Problem gambling linked to childhood trauma

problem-gambling-childhood-trauma

problem-gambling-childhood-traumaA new study linking problem gambling to childhood trauma is muddying the debate over whether nature or nurture plays a greater role in gambling addiction.

A new study of more than 3k male subjects by researchers at the University of Lincoln, UK found that slightly more than one-quarter of subjects who identified as pathological gamblers had witnessed violence in their homes as children.

According to the study, which was published in the journal Addictive Behaviors, around 23% of respondents who identified as problem gamblers – i.e. displaying a less harmful relationship with gambling than their pathological brethren – also reported witnessing violence at home, while the rate for ‘regular’ non-problem gamblers was just 8%.

Similar results were found for respondents who reported personally suffering physical abuse in childhood, with 10% of pathological gamblers reporting being the victim of violence, versus 9% for problem gamblers and 4% for non-problem gamblers.

The researchers said this pattern – the greater likelihood of childhood trauma, the more serious the gambling problem – stood up even when accounting for other associated risk factors, like substance abuse or homelessness.

The study’s leader, Dr. Amanda Roberts, said the results suggest that “disordered gambling does not occur on its own, but that it is perhaps symptomatic of other social, behavioral and psychological problems of some individuals.”

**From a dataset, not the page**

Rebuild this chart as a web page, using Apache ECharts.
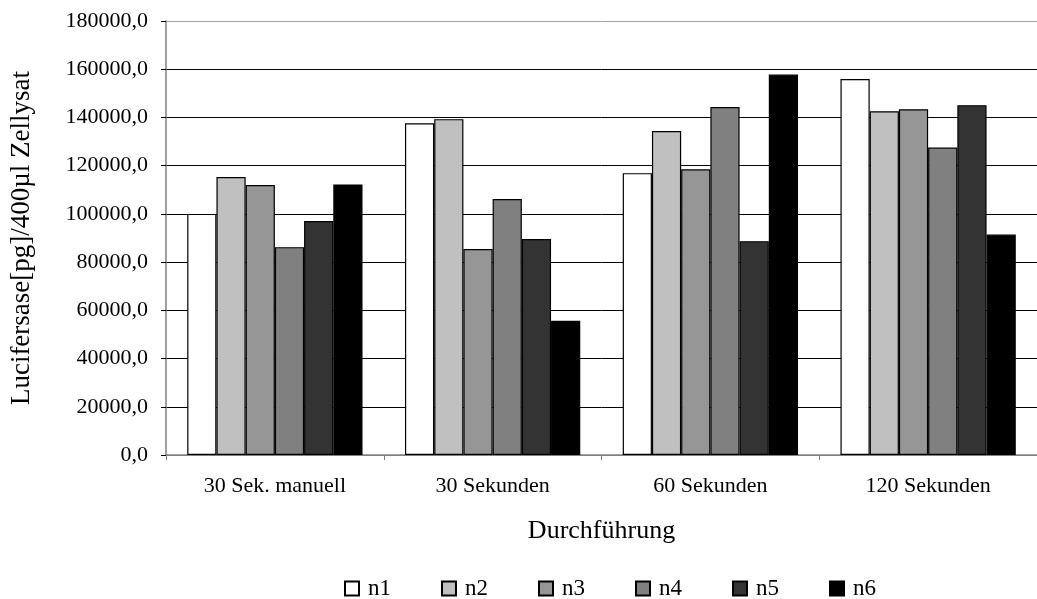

Roberts further noted that “general experiences of stressful life events” in adulthood aren’t associated with “the same extreme psychological responses,” suggesting that associations with traumatic events at an early age might increase vulnerability to developing gambling problems.

The study runs counter to numerous other studies that offered neurological evidence to theorize that problem gamblers are born rather than made. Then again, the study leaves open the possibility that the pathological gamblers who witnessed violence in their home were themselves the offspring of pathological gamblers.

A 2014 study found relatives of pathological gamblers were eight times more likely to develop their own gambling problems. Problem gambling has strong links to poor impulse control, which could explain why problem gamblers are more prone to lashing out physically in reaction to stress.